Eutanazjolog w pogotowiu
Treść
Nederlandse Vereniging voor een Vrijwillig Levenseinde (NVVE), największe stowarzyszenie promujące w Holandii eutanazję, planuje utworzenie specjalnych grup lekarzy i pielęgniarek działających na zasadzie pogotowia, które po kontakcie telefonicznym dojeżdża do domu pacjenta. Grupy te będą się specjalizowały w przeprowadzaniu śmierci na życzenie w domach. NVVE ma ogólne przyzwolenie stowarzyszeń lekarskich w promowaniu swych śmiercionośnych praktyk.
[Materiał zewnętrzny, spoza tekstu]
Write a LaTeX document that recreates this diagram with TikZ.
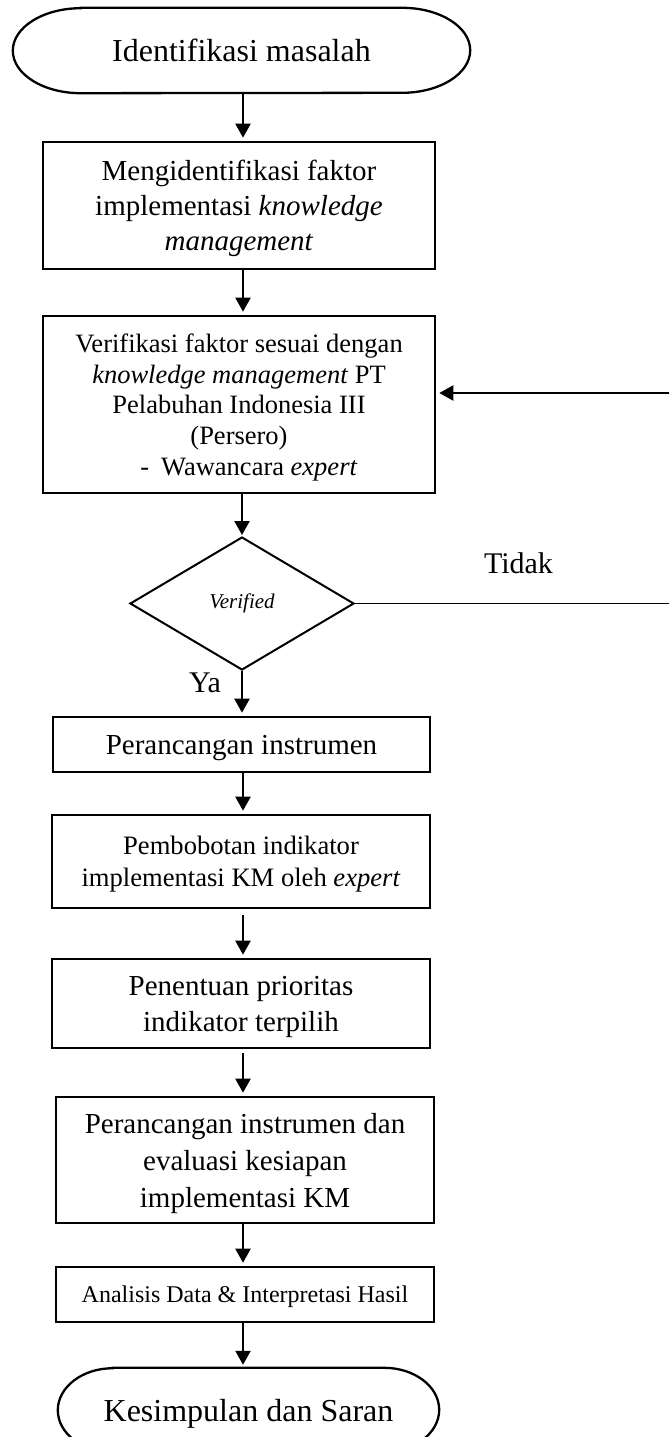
\documentclass[tikz,border=0pt]{standalone}
\usepackage{fontspec}
\setmainfont{Liberation Serif}
\usetikzlibrary{arrows.meta,shapes.geometric,calc}

\begin{document}
\begin{tikzpicture}[x=1pt,y=-1pt,
  procbox/.style={draw,line width=2.6pt,inner sep=0pt,align=center,text depth=0pt},
  termnode/.style={inner sep=0pt,text height=22pt,text depth=0pt,font=\fontsize{32}{38}\selectfont},
  termline/.style={line width=2.3pt},
  conn/.style={line width=2.2pt,-{Triangle[length=14pt,width=15pt]},shorten >=3pt},
  thinline/.style={line width=1.4pt},
  lbl/.style={inner sep=0pt,font=\fontsize{30}{36}\selectfont},
  fbig/.style={font=\fontsize{29}{#1}\selectfont},
  fmid/.style={font=\fontsize{26.5}{#1}\selectfont}
]
\useasboundingbox (0,0) rectangle (669,1437);
\clip (0,0) rectangle (669,1437);

% column along which the main arrows run
\coordinate (spine) at (243,0);

% start terminator
\node[termnode,minimum width=457pt,minimum height=85pt] (t1) at (241.5,50.5) {Identifikasi masalah};
\draw[termline] ([xshift=68pt]t1.north west) -- ([xshift=-68pt]t1.north east)
  arc[start angle=90,end angle=-90,x radius=68pt,y radius=42.5pt]
  -- ([xshift=68pt]t1.south west)
  arc[start angle=270,end angle=90,x radius=68pt,y radius=42.5pt] -- cycle;

% process steps
\node[procbox,fbig=35pt,minimum width=392pt,minimum height=127pt] (b2) at (239,205.5)
  {Mengidentifikasi faktor\\implementasi \textit{knowledge}\\\textit{management}};
\node[procbox,fmid=30.75pt,minimum width=392pt,minimum height=177pt] (b3) at (239,404.5)
  {Verifikasi faktor sesuai dengan\\\textit{knowledge management} PT\\Pelabuhan Indonesia III\\(Persero)\\\hspace*{0.75em}-\hspace{0.45em}Wawancara \textit{expert}};

% decision
\node[shape=diamond,draw,line width=2pt,minimum width=224pt,minimum height=133pt,inner sep=0pt,
  font=\fontsize{21}{25}\selectfont\itshape] (dec) at (242,603.5) {Verified};
\node[lbl] (tidak) at (518.5,563) {Tidak};
\node[lbl] (ya) at (205,683) {Ya};

\node[procbox,fbig=35pt,minimum width=377pt,minimum height=55pt] (b4) at (241.5,744.5)
  {Perancangan instrumen};
\node[procbox,font=\fontsize{26.6}{32}\selectfont,minimum width=378pt,minimum height=93pt] (b5) at (241,861.5)
  {Pembobotan indikator\\implementasi KM oleh \textit{expert}};
\node[procbox,fbig=36pt,minimum width=378pt,minimum height=89pt] (b6) at (241,1003.5)
  {Penentuan prioritas\\indikator terpilih};
\node[procbox,fbig=37pt,minimum width=378pt,minimum height=126pt] (b7) at (245,1160)
  {Perancangan instrumen dan\\evaluasi kesiapan\\implementasi KM};
\node[procbox,font=\fontsize{24}{29}\selectfont,minimum width=378pt,minimum height=55pt] (b8) at (245,1294.5)
  {Analisis Data \& Interpretasi Hasil};

% end terminator
\node[termnode,minimum width=381pt,minimum height=84pt] (t2) at (248.5,1410) {Kesimpulan dan Saran};
\draw[termline] ([xshift=55pt]t2.north west) -- ([xshift=-55pt]t2.north east)
  arc[start angle=90,end angle=-90,x radius=55pt,y radius=42pt]
  -- ([xshift=55pt]t2.south west)
  arc[start angle=270,end angle=90,x radius=55pt,y radius=42pt] -- cycle;

% main flow
\draw[conn] (t1.south -| spine) -- (b2.north -| spine);
\draw[conn] (b2.south -| spine) -- (b3.north -| spine);
\draw[conn,shorten >=1pt] (b3.south -| dec.north) -- (dec.north);
\draw[conn] (dec.south) -- (b4.north -| dec.south);
\draw[conn] (b4.south -| spine) -- (b5.north -| spine);
\draw[conn,shorten <=6pt] (b5.south -| spine) -- (b6.north -| spine);
\draw[conn,shorten <=4pt] (b6.south -| spine) -- (b7.north -| spine);
\draw[conn] (b7.south -| spine) -- (b8.north -| spine);
\draw[conn] (b8.south -| spine) -- (t2.north -| spine);

% "Tidak" branch back to verification
\coordinate (rbot) at (700,603.5);
\coordinate (rtop) at (700,393);
\draw[thinline] (dec.east) -- (rbot);
\draw[conn] (rbot) -- (rtop) -- (rtop -| b3.east);
\end{tikzpicture}
\end{document}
NVVE zależy, by jeszcze lepiej móc odpowiedzieć na zapotrzebowanie osób, które pragną położyć kres swojemu życiu. Na początku tego roku stowarzyszenie planowało utworzenie specjalnej kliniki eutanazyjnej. Jednak okazało się, że popyt na tego rodzaju "usługi" nie jest tak duży, jak początkowo szacowano. Stąd też pomysł nieco zmodyfikowano. - Większość ludzi, którzy wyrażają wolę śmierci, chętniej umarłoby w swoim domu. Powołanie specjalnych grup lekarzy i pielęgniarek działających na zasadzie pogotowia jest kwestią rozwoju opieki - stwierdza bezrefleksyjnie odpowiedzialna za projekt Petra Jong. NVVE ocenia, że zapotrzebowanie "na śmierć" kształtuje się na poziomie 1000 eutanazji rocznie.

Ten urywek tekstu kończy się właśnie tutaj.